## WHAT YOU HAVE TO DO
Transcribe the data in full and exactly, omitting any pictures.

## GIVEN INFORMATION

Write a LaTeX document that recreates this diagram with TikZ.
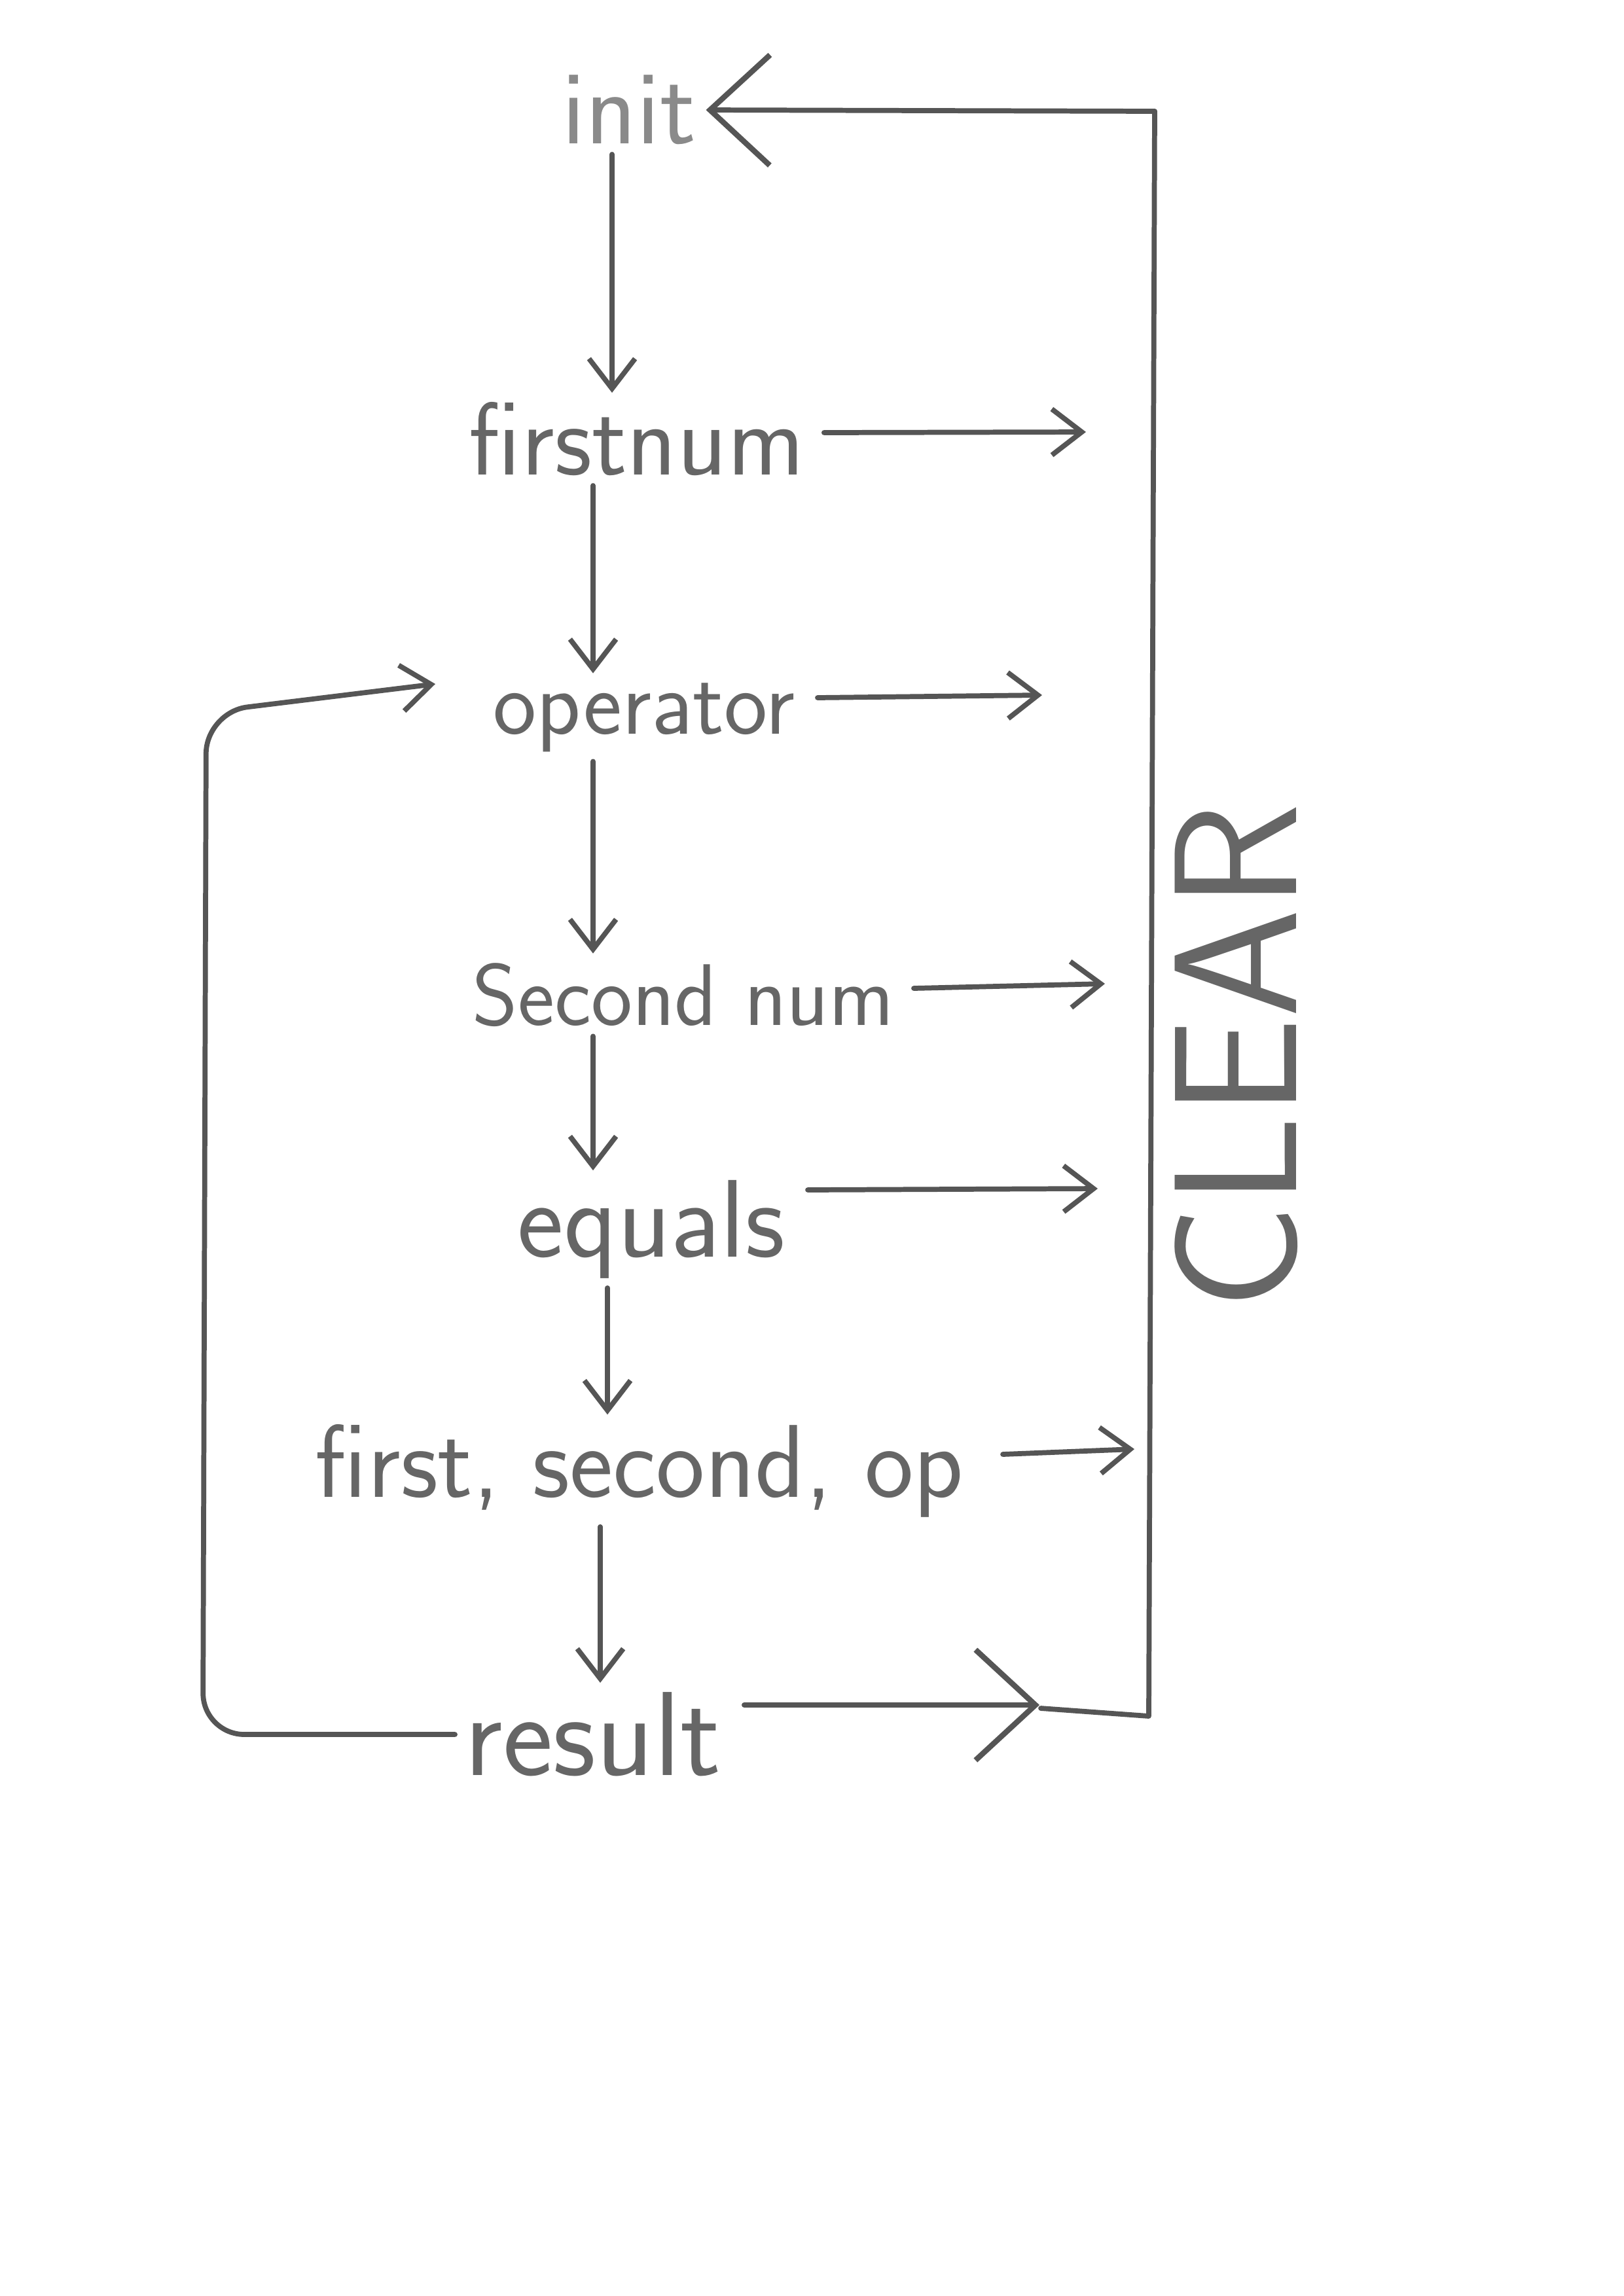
\documentclass[tikz,border=0pt]{standalone}
\usetikzlibrary{arrows.meta}
\definecolor{pencil}{HTML}{555555}
\definecolor{pencilt}{HTML}{666666}
\definecolor{pencill}{HTML}{8A8A8A}
\begin{document}
\begin{tikzpicture}[x=0.01cm,y=-0.01cm,
  lbl/.style={font=\sffamily\fontsize{38}{44}\selectfont, text=pencilt, inner sep=4pt},
  ln/.style={draw=pencil, line width=2.2pt, line cap=round, line join=round},
  arr/.style={ln, -{Straight Barb[length=13pt,width=20pt,line width=2.2pt]}},
  bigarr/.style={ln, -{Straight Barb[length=26pt,width=48pt,line width=2.4pt]}}]
\path[fill=white] (0,0) rectangle (2480,3508);
% states
\node[lbl, text=pencill, font=\sffamily\fontsize{46}{52}\selectfont] (init) at (961,168) {init};
\node[lbl, font=\sffamily\fontsize{45}{52}\selectfont] (firstnum) at (973,671) {firstnum};
\node[lbl, font=\sffamily\fontsize{40}{46}\selectfont] (operator) at (984,1096) {operator};
\node[lbl] (second) at (1044,1520) {Second num};
\node[lbl, font=\sffamily\fontsize{48}{54}\selectfont] (equals) at (995,1878) {equals};
\node[lbl, font=\sffamily\fontsize{45}{52}\selectfont] (fso) at (977,2247) {first, second, op};
\node[lbl, font=\sffamily\fontsize{52}{58}\selectfont] (result) at (906,2650) {result};
\node[font=\sffamily\fontsize{76}{84}\selectfont, text=pencilt, rotate=90] (clear) at (1889,1614) {CLEAR};
% downward arrows (vertical)
\coordinate (d1) at (935,0);
\coordinate (d2) at (906,0);
\coordinate (d5) at (928,0);
\coordinate (d6) at (917,0);
\draw[arr] (init.south -| d1) -- (firstnum.north -| d1);
\draw[arr] (firstnum.south -| d2) -- (operator.north -| d2);
\draw[arr] (operator.south -| d2) -- (second.north -| d2);
\draw[arr] (second.south -| d2) -- (equals.north -| d2);
\draw[arr] (equals.south -| d5) -- (fso.north -| d5);
\draw[arr] (fso.south -| d6) -- (result.north -| d6);
% right arrows
\coordinate (c1) at (1659,660);
\coordinate (c2) at (1592,1062);
\coordinate (c3) at (1688,1503);
\coordinate (c4) at (1677,1816);
\coordinate (c5) at (1733,2214);
\coordinate (c6) at (1588,2605);
\draw[arr] (firstnum.east) ++(15,-10) -- (c1);
\draw[arr] (operator.east) ++(20,-30) -- (c2);
\draw[arr] (second.east) ++(15,-10) -- (c3);
\draw[arr] (equals.east) ++(20,-60) -- (c4);
\draw[arr] (fso.east) ++(45,-25) -- (c5);
\draw[bigarr] (result.east) ++(20,-45) -- (c6);
% clear bus
\coordinate (rb) at (1755,2622);
\coordinate (rbl) at (1590,2610);
\coordinate (rt) at (1764,170);
\draw[ln] (rbl) -- (rb) -- (rt);
\draw[bigarr] (rt) -- (init.east);
% loop back from result to operator
\coordinate (l1) at (310,2650);
\coordinate (l2) at (315,1088);
\coordinate (lop) at (665,1045);
\draw[arr, rounded corners=18pt] (result.west) -- (l1) -- (l2) -- (lop);
\end{tikzpicture}
\end{document}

## SOLVED PROBLEM
Write a LaTeX document that recreates this diagram with TikZ.
\documentclass[tikz,border=0pt]{standalone}
\usetikzlibrary{arrows.meta}
\definecolor{pencil}{HTML}{555555}
\definecolor{pencilt}{HTML}{666666}
\definecolor{pencill}{HTML}{8A8A8A}
\begin{document}
\begin{tikzpicture}[x=0.01cm,y=-0.01cm,
  lbl/.style={font=\sffamily\fontsize{38}{44}\selectfont, text=pencilt, inner sep=4pt},
  ln/.style={draw=pencil, line width=2.2pt, line cap=round, line join=round},
  arr/.style={ln, -{Straight Barb[length=13pt,width=20pt,line width=2.2pt]}},
  bigarr/.style={ln, -{Straight Barb[length=26pt,width=48pt,line width=2.4pt]}}]
\path[fill=white] (0,0) rectangle (2480,3508);
% states
\node[lbl, text=pencill, font=\sffamily\fontsize{46}{52}\selectfont] (init) at (961,168) {init};
\node[lbl, font=\sffamily\fontsize{45}{52}\selectfont] (firstnum) at (973,671) {firstnum};
\node[lbl, font=\sffamily\fontsize{40}{46}\selectfont] (operator) at (984,1096) {operator};
\node[lbl] (second) at (1044,1520) {Second num};
\node[lbl, font=\sffamily\fontsize{48}{54}\selectfont] (equals) at (995,1878) {equals};
\node[lbl, font=\sffamily\fontsize{45}{52}\selectfont] (fso) at (977,2247) {first, second, op};
\node[lbl, font=\sffamily\fontsize{52}{58}\selectfont] (result) at (906,2650) {result};
\node[font=\sffamily\fontsize{76}{84}\selectfont, text=pencilt, rotate=90] (clear) at (1889,1614) {CLEAR};
% downward arrows (vertical)
\coordinate (d1) at (935,0);
\coordinate (d2) at (906,0);
\coordinate (d5) at (928,0);
\coordinate (d6) at (917,0);
\draw[arr] (init.south -| d1) -- (firstnum.north -| d1);
\draw[arr] (firstnum.south -| d2) -- (operator.north -| d2);
\draw[arr] (operator.south -| d2) -- (second.north -| d2);
\draw[arr] (second.south -| d2) -- (equals.north -| d2);
\draw[arr] (equals.south -| d5) -- (fso.north -| d5);
\draw[arr] (fso.south -| d6) -- (result.north -| d6);
% right arrows
\coordinate (c1) at (1659,660);
\coordinate (c2) at (1592,1062);
\coordinate (c3) at (1688,1503);
\coordinate (c4) at (1677,1816);
\coordinate (c5) at (1733,2214);
\coordinate (c6) at (1588,2605);
\draw[arr] (firstnum.east) ++(15,-10) -- (c1);
\draw[arr] (operator.east) ++(20,-30) -- (c2);
\draw[arr] (second.east) ++(15,-10) -- (c3);
\draw[arr] (equals.east) ++(20,-60) -- (c4);
\draw[arr] (fso.east) ++(45,-25) -- (c5);
\draw[bigarr] (result.east) ++(20,-45) -- (c6);
% clear bus
\coordinate (rb) at (1755,2622);
\coordinate (rbl) at (1590,2610);
\coordinate (rt) at (1764,170);
\draw[ln] (rbl) -- (rb) -- (rt);
\draw[bigarr] (rt) -- (init.east);
% loop back from result to operator
\coordinate (l1) at (310,2650);
\coordinate (l2) at (315,1088);
\coordinate (lop) at (665,1045);
\draw[arr, rounded corners=18pt] (result.west) -- (l1) -- (l2) -- (lop);
\end{tikzpicture}
\end{document}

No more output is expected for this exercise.